Aunque resulta más plausible que el estudio de las letras sea obviado por otras razones, ora por no conocer cuál es la verdadera utilidad de estos estudios, ora por una cuestión de prestigio, de estatus social. A este respecto, Antonio Valdecantos, filósofo y catedrático de Filosofía Moral, asegura lo siguiente:
Si por algo se distingue, en la actualidad, cualquier enseñanza y estudio que merezcan la pena en el ámbito de las letras es por constituir un factor de desorden y de indisciplina, aunque no en el sentido clásico (conforme al cual se suponía que la adquisición de saber fomentaba el espíritu crítico y la conciencia social), sino porque las circunstancias presentes de estos estudios reducen a quien quiera cultivarlos a una condición semejante a la del paria (2014, p. 29).

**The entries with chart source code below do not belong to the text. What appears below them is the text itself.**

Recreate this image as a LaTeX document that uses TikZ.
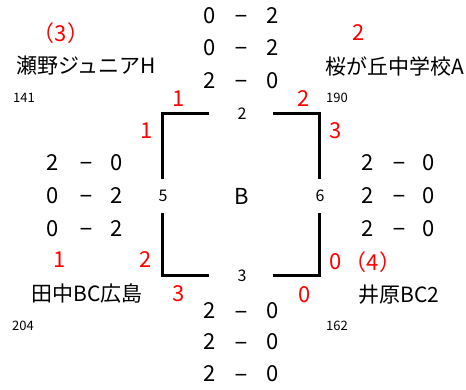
\documentclass[tikz,border=0pt]{standalone}
\usepackage{fontspec}
\setmainfont{Noto Sans CJK JP}
\newfontfamily\minusfont{Liberation Sans}
\usetikzlibrary{positioning}

\begin{document}
\begin{tikzpicture}[x=1pt,y=-1pt,
        score/.style={font=\fontsize{22}{22}\selectfont, inner sep=0pt},
        scoresep/.style={font=\minusfont\fontsize{22}{22}\selectfont, inner sep=0pt, text height=16pt, text depth=0pt},
        win/.style={font=\fontsize{22}{22}\selectfont, text=red, inner sep=0pt},
        team/.style={font=\fontsize{21}{21}\selectfont, inner sep=0pt},
        pts/.style={font=\fontsize{13}{13}\selectfont, anchor=west, inner sep=0pt},
        gameno/.style={font=\fontsize{16}{16}\selectfont, inner sep=0pt},
        bracket/.style={line width=3pt}]
        \useasboundingbox (0,0) rectangle (466,390);
        % teams
        \node[team] (tA) at (86,66) {瀬野ジュニアH};
        \node[team] (tB) at (395,66) {桜が丘中学校A};
        \node[team] (tC) at (87,294) {田中BC広島};
        \node[team] (tD) at (399,295) {井原BC2};
        \node[pts] (pA) at (13,98) {141};
        \node[pts] (pB) at (326,98) {190};
        \node[pts] (pC) at (12,326) {204};
        \node[pts] (pD) at (326,326) {162};
        % ranks
        \node[win] (rA) at (61,33) {（3）};
        \node[win] (rB) at (359,33) {2};
        \node[win] (rC) at (60,260) {1};
        \node[win] (rD) at (373,262) {（4）};
        % games
        \node[score] (blk) at (242,196) {B};
        \node[gameno] (g2) at (242,114) {2};
        \node[gameno] (g5) at (163,196) {5};
        \node[gameno] (g6) at (320,196) {6};
        \node[gameno] (g3) at (242,276) {3};
        % brackets
        \coordinate (tl1) at (209,114); \coordinate (tl2) at (162,114); \coordinate (tl3) at (162,179);
        \coordinate (tr1) at (273,114); \coordinate (tr2) at (319,114); \coordinate (tr3) at (319,179);
        \coordinate (bl1) at (162,213); \coordinate (bl2) at (162,276); \coordinate (bl3) at (209,276);
        \coordinate (br1) at (319,213); \coordinate (br2) at (319,276); \coordinate (br3) at (273,276);
        \draw[bracket] (tl1) -- (tl2) -- (tl3);
        \draw[bracket] (tr1) -- (tr2) -- (tr3);
        \draw[bracket] (bl1) -- (bl2) -- (bl3);
        \draw[bracket] (br1) -- (br2) -- (br3);
        % set counts
        \node[win] (wA2) at (179,99) {1};
        \node[win] (wA5) at (147,131) {1};
        \node[win] (wB2) at (304,99) {2};
        \node[win] (wB6) at (336,131) {3};
        \node[win] (wC5) at (146,260) {2};
        \node[win] (wC3) at (179,294) {3};
        \node[win] (wD6) at (336,262) {0};
        \node[win] (wD3) at (305,295) {0};
        % set scores
        \foreach \y/\a/\b [count=\i] in {16/0/2, 48/0/2, 81/2/0}
        {
            \node[score] (topa\i) at (210,\y) {\a};
            \node[scoresep] (topm\i) at (241,\y) {−};
            \node[score] (topb\i) at (273,\y) {\b};
        }
        \foreach \y/\a/\b [count=\i] in {163/2/0, 196/0/2, 229/0/2}
        {
            \node[score] (lefta\i) at (53,\y) {\a};
            \node[scoresep] (leftm\i) at (86,\y) {−};
            \node[score] (leftb\i) at (117,\y) {\b};
        }
        \foreach \y/\a/\b [count=\i] in {163/2/0, 196/2/0, 229/2/0}
        {
            \node[score] (righta\i) at (368,\y) {\a};
            \node[scoresep] (rightm\i) at (399,\y) {−};
            \node[score] (rightb\i) at (429,\y) {\b};
        }
        \foreach \y/\a/\b [count=\i] in {311/2/0, 342/2/0, 374/2/0}
        {
            \node[score] (bota\i) at (210,\y) {\a};
            \node[scoresep] (botm\i) at (241,\y) {−};
            \node[score] (botb\i) at (273,\y) {\b};
        }
\end{tikzpicture}
\end{document}
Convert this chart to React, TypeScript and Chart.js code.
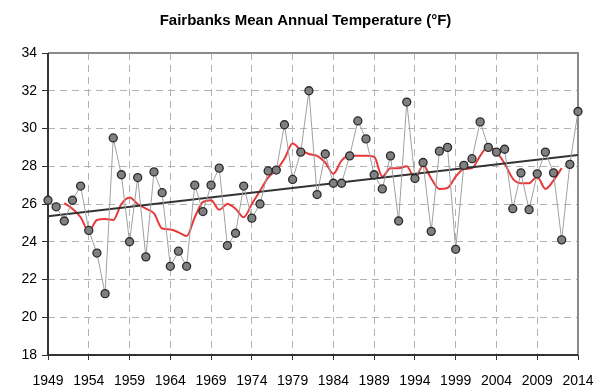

¿Hacia un mundo más eficiente?
Sería difícil imaginar un mundo como el actual sin relatos homéricos, sin enseñanzas socráticas o sin diálogos platónicos, por más que el empeño y la cadencia actual sea desecharlos de los planes de estudios. Del mismo modo, un mundo sin traductores sería impensable, pues no solo no conoceríamos toda la producción del mundo antiguo, sino que seríamos incapaces de establecer contacto entre culturas. Las bibliotecas devendrían adustas y las palabras de otra lengua perderían sus significados, pues quien no la conociera sería incapaz de descifrar su contenido. Y qué decir de los intérpretes, cuya ausencia provocaría que los líderes políticos actuales no supieran ni saludarse, o que las reuniones de los organismos supraestatales no sirvieran en absoluto, pues los fonemas ajenos nos sonarían igual que los ladridos de un perro.

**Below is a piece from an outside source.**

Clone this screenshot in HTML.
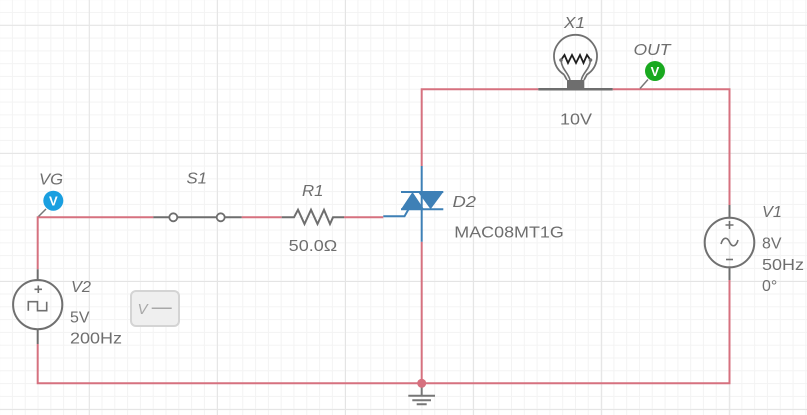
<!DOCTYPE html>
<html><head><meta charset="utf-8"><style>
html,body{margin:0;padding:0;background:#fff;}
#c{position:relative;width:807px;height:415px;overflow:hidden;background-color:#fff;
background-image:
linear-gradient(to right,#e4e4e4 0,#e4e4e4 1px,transparent 1px),
linear-gradient(to bottom,#e4e4e4 0,#e4e4e4 1px,transparent 1px),
linear-gradient(to right,#f3f3f3 0,#f3f3f3 1px,transparent 1px),
linear-gradient(to bottom,#f3f3f3 0,#f3f3f3 1px,transparent 1px);
background-size:128.1px 100%,100% 128.1px,12.81px 100%,100% 12.81px;
background-position:88.8px 0,0 24.8px,-0.87px 0,0 -0.82px;}
svg{position:absolute;left:0;top:0;}
text{font-family:"Liberation Sans",Arial,sans-serif;fill:#6e6e6e;}
.i{font-style:italic;}
</style></head><body><div id="c">
<svg width="807" height="415" viewBox="0 0 807 415">
<g fill="none" stroke-linecap="butt">
<!-- red wires -->
<path d="M37.7,269.3 V217.3 H153.3" stroke="#d6717f" stroke-width="2"/>
<path d="M241.7,217.3 H281.7" stroke="#d6717f" stroke-width="2"/>
<path d="M344,217.3 H383.3" stroke="#d6717f" stroke-width="2"/>
<path d="M421.7,166 V89.3 H538.3" stroke="#d6717f" stroke-width="2"/>
<path d="M612.7,89.3 H729.5 V205" stroke="#d6717f" stroke-width="2"/>
<path d="M729.5,280 V383.3 H37.7 V344" stroke="#d6717f" stroke-width="2"/>
<path d="M421.7,241.7 V383.3" stroke="#d6717f" stroke-width="2"/>
<!-- gray leads -->
<path d="M153.3,217.3 H169.3 M177.3,217.3 H216.7 M224.7,217.3 H241.7" stroke="#6e6e6e" stroke-width="2"/>
<circle cx="173.3" cy="217.3" r="4" stroke="#6e6e6e" stroke-width="1.8" fill="#fff"/>
<circle cx="220.7" cy="217.3" r="4" stroke="#6e6e6e" stroke-width="1.8" fill="#fff"/>
<path d="M281.7,217.3 H294 L298,209.8 L304.5,224 L311,209.8 L317.5,224 L324,209.8 L330,224 L333,217.3 H344" stroke="#6e6e6e" stroke-width="2" stroke-linejoin="miter"/>
<!-- V2 -->
<path d="M37.7,269.3 V280 M37.7,329.3 V344" stroke="#6e6e6e" stroke-width="2"/>
<circle cx="37.7" cy="304.6" r="24.6" stroke="#707070" stroke-width="2"/>
<path d="M38.3,285.5 V293 M34.5,289.3 H42" stroke="#707070" stroke-width="1.6"/>
<path d="M28.3,310.7 V301.7 H37.5 V310.7 H46.7 V301.7" stroke="#707070" stroke-width="1.6"/>
<!-- V1 -->
<path d="M729.5,205 V217.7 M729.5,267.3 V280" stroke="#6e6e6e" stroke-width="2"/>
<circle cx="729.5" cy="242.5" r="24.8" stroke="#707070" stroke-width="2"/>
<path d="M729.5,221 V229 M725.5,225 H733.5" stroke="#707070" stroke-width="1.6"/>
<path d="M726,259.5 H733" stroke="#707070" stroke-width="1.6"/>
<path d="M721,244 C723,237 727,236.5 729.5,242 C732,247.5 736,247 738,240" stroke="#707070" stroke-width="1.6"/>
<!-- Triac -->
<path d="M421.7,166 V241.7" stroke="#3e80b6" stroke-width="2"/>
<path d="M401,192 H443.3 M401,209.3 H443.3" stroke="#3e80b6" stroke-width="2"/>
<path d="M383.3,216.3 H404.5 L408.5,209.3" stroke="#3e80b6" stroke-width="2"/>
<polygon points="401,209.3 424,209.3 412.5,192" fill="#3e80b6"/>
<polygon points="418,192 443.3,192 430.6,209.3" fill="#3e80b6"/>
<!-- Lamp -->
<path d="M538.3,89.3 H612.7" stroke="#6e6e6e" stroke-width="2.5"/>
<rect x="567" y="80" width="17.3" height="9.3" fill="#6e6e6e" stroke="none"/>
<path d="M564,74.5 A21.5,21.5 0 1 1 587,74.5 L584,80 M564,74.5 L567,80" stroke="#707070" stroke-width="1.8"/>
<path d="M561,60 C562,70 568,72 570,80 M590.5,60 C589.5,70 583,72 581.3,80" stroke="#707070" stroke-width="1.6"/>
<path d="M561,60 L564.5,55 L568,63 L572,55 L576,63 L580,55 L583.5,63 L587,55 L590.5,60" stroke="#1e1e1e" stroke-width="1.8" stroke-linejoin="miter"/>
<circle cx="561" cy="60" r="1.8" fill="#6e6e6e" stroke="none"/>
<circle cx="590.5" cy="60" r="1.8" fill="#6e6e6e" stroke="none"/>
<!-- ground -->
<path d="M421.7,383.3 V395.7 M408.3,395.7 H435 M412.3,400.3 H431 M416.7,404.3 H426.7" stroke="#777" stroke-width="2"/>
<!-- leaders -->
<path d="M38.5,216.5 L46,209" stroke="#777" stroke-width="1.5"/>
<path d="M640,88.5 L648,79.5" stroke="#777" stroke-width="1.5"/>
</g>
<circle cx="421.7" cy="383.3" r="4.5" fill="#d6717f"/>
<!-- probes -->
<circle cx="53.3" cy="200.7" r="10" fill="#1a9fe0"/>
<text x="53.3" y="205.5" text-anchor="middle" style="fill:#fff;font-weight:bold;font-size:13px;">V</text>
<circle cx="655" cy="71" r="10" fill="#19a91f"/>
<text x="655" y="75.8" text-anchor="middle" style="fill:#fff;font-weight:bold;font-size:13px;">V</text>
<!-- V box -->
<rect x="131" y="291" width="48" height="35" rx="5" fill="#efefef" stroke="#d4d4d4" stroke-width="2"/>
<text class="i" x="137.5" y="314" style="fill:#a8a8a8;font-size:15px;">V</text>
<path d="M151.7,308.3 H171.7" stroke="#a8a8a8" stroke-width="1.5"/>
<!-- labels -->
<g font-size="16">
<text class="i" x="564" y="28" textLength="21" lengthAdjust="spacingAndGlyphs">X1</text>
<text class="i" x="633.5" y="55" textLength="37" lengthAdjust="spacingAndGlyphs">OUT</text>
<text x="560" y="124.5" textLength="32" lengthAdjust="spacingAndGlyphs">10V</text>
<text class="i" x="39" y="184.5" textLength="24" lengthAdjust="spacingAndGlyphs">VG</text>
<text class="i" x="186.5" y="183.5" textLength="20.5" lengthAdjust="spacingAndGlyphs">S1</text>
<text class="i" x="302" y="196" textLength="21.5" lengthAdjust="spacingAndGlyphs">R1</text>
<text x="288.7" y="251" textLength="48.5" lengthAdjust="spacingAndGlyphs">50.0Ω</text>
<text class="i" x="452.5" y="207" textLength="23.5" lengthAdjust="spacingAndGlyphs">D2</text>
<text x="454.3" y="237.5" textLength="109.5" lengthAdjust="spacingAndGlyphs">MAC08MT1G</text>
<text class="i" x="762" y="217" textLength="20" lengthAdjust="spacingAndGlyphs">V1</text>
<text x="762" y="248.5" textLength="19.5" lengthAdjust="spacingAndGlyphs">8V</text>
<text x="762" y="270" textLength="42" lengthAdjust="spacingAndGlyphs">50Hz</text>
<text x="762" y="291">0°</text>
<text class="i" x="71" y="292" textLength="20" lengthAdjust="spacingAndGlyphs">V2</text>
<text x="70" y="322.5" textLength="19.5" lengthAdjust="spacingAndGlyphs">5V</text>
<text x="70" y="343.5" textLength="52" lengthAdjust="spacingAndGlyphs">200Hz</text>
</g>
</svg>
</div></body></html>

La situación de marginación que sufren las disciplinas humanísticas se irá agravando con el paso del tiempo, sobre todo si no se toman medidas que promocionen tales estudios. Nada hace presagiar que el porcentaje de alumnos matriculados en grados de Humanidades vaya a aumentar en detrimento de las otras disciplinas. Más aún si se sigue fomentando la idea de que el latín y el griego clásico son lenguas muertas, en lugar de pensar que dichas lenguas nos permitirían conocer mejor las civilizaciones griega y romana. Y, sobre todo, la nuestra. Esta idea la resume perfectamente Antonio Gramsci en Cuadernos de la cárcel:
En la vieja escuela el estudio gramatical de las lenguas latina y griega, unido al estudio de las literaturas e historias políticas respectivas, era un principio educativo en la medida en que el ideal humanista, que se encarna en Atenas y Roma, estaba difundido en toda la sociedad, era un elemento esencial de la vida y la cultura nacional. […] El aprendizaje parecía desinteresado, porque el interés era el desarrollo interior de la personalidad […]. No se aprendía el latín y el griego para hablarlos, para trabajar como camareros, como intérpretes, como agentes comerciales. Se aprendía para conocer directamente la civilización de ambos pueblos […] o sea, para ser uno mismo y conocerse a uno mismo conscientemente (1986, p. 376).
Hoy en día, determinadas disciplinas apenas despiertan interés. La poesía, la filosofía, la estética o la literatura son terrenos que no se intuyen como fértiles, sino como áridos. Aprender a conocerse a uno mismo, como decía Gramsci, de poco sirve como argumento cuando hay otros más sustanciosos y cuantitativamente más generosos. Ese es, probablemente, el problema que cabría solventar. El sistema educativo no ayuda a generar esos futuros, pues es común que los grados se elijan en función de las salidas laborales. Como si la universidad —y, por ende, debería entenderse el conocimiento— solo fuera un mero trámite. Esta forma de pensamiento, en que se busca incesantemente la eficiencia, está provocando que, sin saberlo, estemos bebiéndonos la cicuta de un solo trago.
Referencias bibliográficas:
Gramsci, A. (1986). Cuadernos de la cárcel. Volumen 4. México D. F.: Ediciones Era.
Ordine, N. (2014). La utilidad de lo inútil. Barcelona: Acantilado.
Real Academia Española (2014). Diccionario de la lengua española. 23.ª Edición. Madrid: Espasa.
Valdecantos, A. (2014). El saldo del espíritu. Barcelona: Herder.